I found another grinning Alan Fletcher poster. And whose words? Mae West! Ha, well I’d say that this proves it was just meant to be. (see earlier post)
I just visited the London Transport Museum. It was really fun, and there were some really inspiring posters on display in the Mind The Map exhibition and the Poster Parade. Really worth having a look. Also the permanent collection was really useful source material for my animation pitch. So interesting to see the many eras of the double decker London bus. Yeah… sitting in the drivers seat was fun. ding ding!
Interesting blog on the history of British Animation.
As I drew designs for the lead character I had The Velvet Underground record New Age spinning round in my head. Especially the lines “can I have your autograph? he said, to the fat blond actress.” As far as I know the Velvet Underground wrote this song alluding to the once hugely successful actress Mae West (as well as a number of others).
(I think I was the last to recognise the joke about taking inspiration from Velvet Underground for London Transport)
So as I developed the character of ‘the blonde actress’ I started to imagine her as a Mae West look-alike, who was in love with a little guy who looked like a ventriloquist dummy (but was actually a living East End gangster). The Mae West-alike idea led me to study the Edward Burra painting that I posted earlier, I decided that the real West’s persona, physique and attitude were worth investigating further. I researched Mae West some more, looking for pictures where she had a big grin. All this shaped and fleshed out the character.
However, about a week ago I started to doubt the idea altogether, whether I actually wanted these characters to be at the centre of my story, and I was unsure if it was the right direction for my LTM pitch.
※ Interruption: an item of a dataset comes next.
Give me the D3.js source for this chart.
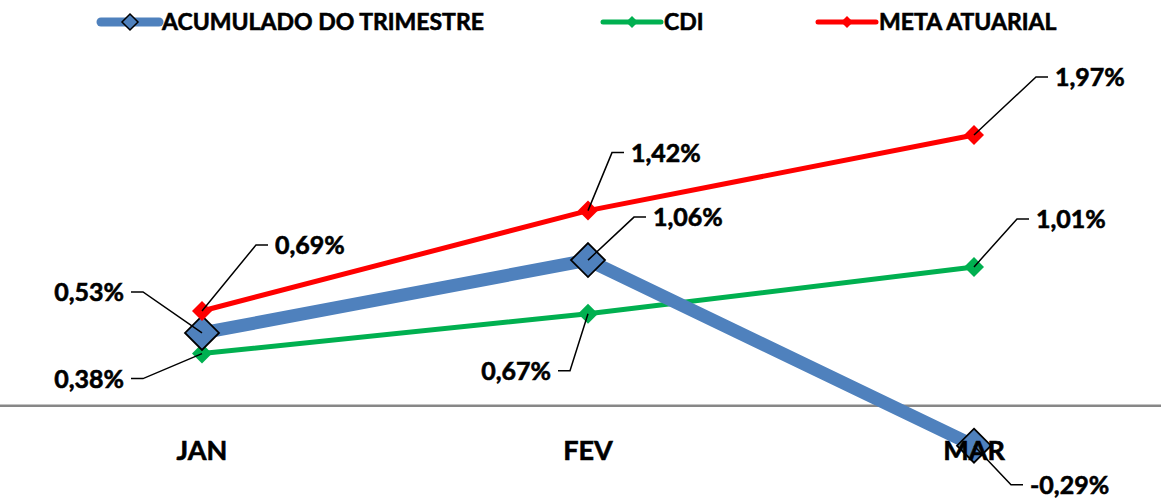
<!DOCTYPE html>
<meta charset="utf-8">
<script src="https://d3js.org/d3.v7.min.js"></script>
<style>
  body { margin: 0; background: #fff; }
  text { font-family: Lato, "Open Sans", sans-serif; font-weight: bold; fill: #000; stroke: #000; stroke-width: 0.6px; }
</style>
<div id="my_dataviz"></div>
<script>
// data (values in %)
var months = ["JAN", "FEV", "MAR"];
var acumulado = [0.53, 1.06, -0.29];
var cdi = [0.38, 0.67, 1.01];
var meta = [0.69, 1.42, 1.97];
var seriesNames = ["ACUMULADO DO TRIMESTRE", "CDI", "META ATUARIAL"];

// label leader offsets (elbow relative to the point), one per point
var acumLabelPos = [[-59, -41], [46, -43], [37, 39]];
var cdiLabelPos = [[-59, 25], [-18, 57], [43, -48]];
var metaLabelPos = [[54, -66], [24, -58], [62, -58]];

var width = 1161, height = 499;

var svg = d3.select("#my_dataviz")
  .append("svg")
    .attr("width", width)
    .attr("height", height);

var x = d3.scalePoint()
    .domain(months)
    .range([202, 974]);

var y = d3.scaleLinear()
    .domain([-0.5, 2.5])
    .range([474.6, 62.1]);

var pt = d3.formatLocale({decimal: ",", thousands: ".", grouping: [3], currency: ["", ""], minus: "-"});
var fmt = function(v) { return pt.format(".2f")(v) + "%"; };

var series = [
  {name: seriesNames[0], values: acumulado, color: "#4F81BD", lw: 13, mk: 17, stroke: "#000", labels: acumLabelPos},
  {name: seriesNames[1], values: cdi, color: "#00B050", lw: 5, mk: 10, stroke: "none", labels: cdiLabelPos},
  {name: seriesNames[2], values: meta, color: "#FF0000", lw: 5, mk: 10, stroke: "none", labels: metaLabelPos}
];

function diamond(r) {
  return "M0," + (-r) + "L" + r + ",0L0," + r + "L" + (-r) + ",0Z";
}

// zero line
svg.append("line")
    .attr("x1", 0).attr("x2", width)
    .attr("y1", y(0)).attr("y2", y(0))
    .attr("stroke", "#878787")
    .attr("stroke-width", 2.5);

var line = d3.line()
    .x(function(d, i) { return x(months[i]); })
    .y(function(d) { return y(d); });

// draw in the order the picture stacks them: CDI, acumulado, meta
[series[1], series[0], series[2]].forEach(function(s) {
  svg.append("path")
      .datum(s.values)
      .attr("fill", "none")
      .attr("stroke", s.color)
      .attr("stroke-width", s.lw)
      .attr("stroke-linejoin", "round")
      .attr("d", line);

  svg.append("g")
    .selectAll("path")
    .data(s.values)
    .enter()
    .append("path")
      .attr("transform", function(d, i) { return "translate(" + x(months[i]) + "," + y(d) + ")"; })
      .attr("d", diamond(s.mk))
      .attr("fill", s.color)
      .attr("stroke", s.stroke)
      .attr("stroke-width", 1.8);
});

// axis labels
svg.append("g")
  .selectAll("text")
  .data(months)
  .enter()
  .append("text")
    .attr("x", function(d) { return x(d); })
    .attr("y", 460)
    .attr("text-anchor", "middle")
    .style("font-size", "27px")
    .text(function(d) { return d; });

// data labels with leader lines
series.forEach(function(s) {
  s.values.forEach(function(v, i) {
    var px = x(months[i]), py = y(v);
    var ex = px + s.labels[i][0], ey = py + s.labels[i][1];
    var dir = s.labels[i][0] >= 0 ? 1 : -1;
    svg.append("path")
        .attr("d", "M" + px + "," + py + "L" + ex + "," + ey + "L" + (ex + dir * 12) + "," + ey)
        .attr("fill", "none")
        .attr("stroke", "#000")
        .attr("stroke-width", 1.5);
    svg.append("text")
        .attr("x", ex + dir * 19)
        .attr("y", ey)
        .attr("dy", "0.36em")
        .attr("text-anchor", dir > 0 ? "start" : "end")
        .style("font-size", "25px")
        .text(fmt(v));
  });
});

// legend
var legendX = [101, 603, 818];
var legend = svg.append("g")
  .selectAll("g")
  .data(series)
  .enter()
  .append("g")
    .attr("transform", function(d, i) { return "translate(" + legendX[i] + ",22)"; });

legend.append("line")
    .attr("x1", 0).attr("x2", 58)
    .attr("stroke", function(d) { return d.color; })
    .attr("stroke-width", function(d) { return d.lw > 6 ? 9 : 5; })
    .attr("stroke-linecap", "round");

legend.append("path")
    .attr("transform", "translate(29,0)")
    .attr("d", function(d) { return diamond(d.lw > 6 ? 8 : 6); })
    .attr("fill", function(d) { return d.color; })
    .attr("stroke", function(d) { return d.stroke; })
    .attr("stroke-width", 1.5);

legend.append("text")
    .attr("x", 61)
    .attr("y", 0)
    .attr("dy", "0.36em")
    .style("font-size", "23px")
    .text(function(d) { return d.name; });
</script>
That all changed up after a string of images clarified it all for me, starting with this Jean Paul Goude image * I found after a google search for “Mae West Puppets”. This image is from a fashion shoot with the Model Laetitia Casta posing as Mae West.
A few months ago I found this puppeteer who made 1930’s style puppet cabarets and one of his puppets looks like Mae West, I haven’t been able to find his work again online, I was actually looking for his work but this image came up instead. I realised it must be based on a film role and so I searched further and couldn’t believe what google came up with:
Mae West actually starred on a radio show with Charlie McCarthy, the ventriloquist Edgar Bergen’s dummy. Apparently the scenes between the two were considered to be so risqué that West was banned from the radio for 10 years. Though the art of ventriloquy is rather diminished on the radio it nonetheless got people hot under the collar. Mae’s speciality! Seeing this made me realise I had to pursue the story I am developing. It felt like the something was guiding me with out me knowing. I find this the best way to have faith in projects and ideas; a cosmic collision.
Notes from Mae’s flirtatious radio appearance with Charlie McCarthy
• • Mae: So, good-time Charlie’s gonna play hard to get? Well, yuh can’t kid me. You’re afraid of women. Your Casanova stuff is just a front, a false front.
• • Charlie: Not so loud, Mae, not so loud! All my girlfriends are listening.
• • Mae: Oh, yeah! You’re all wood and a yard long …
• • Charlie: (weakly): Yeah.
• • Mae: Yuh weren’t so nervous and backward when yuh came up to see me at my apartment. In fact, yuh didn’t need any encouragement to kiss me.
• • Charlie: Did I do that?
• • Mae: Why, yuh certainly did. I got marks to prove it. (Snickering from audience) An’ splinters, too. (Laughter). …
*(The doll in the Jean Paul Goude image is in fact Grouch Marx)
Here are some of the evolving background characters for the LTM film (and some characters who almost certainly won’t actually make it into the film!) You can see the influence of Edward Burra’s paintings on a number of the designs.
The toothy characters I was looking for reminded me of the painter Edward Burra. I really like his work and the more I looked at it, the more I realised his grinning and grimacing characters were just what i was searching for to develop my designs. The era he painted (1920s/30) was also the same that I had chosen for in the bar scene. So Burra’s work has really helped me develop the feel of my animation and the look of the characters. Burra was a great painter of city nightlife of his time!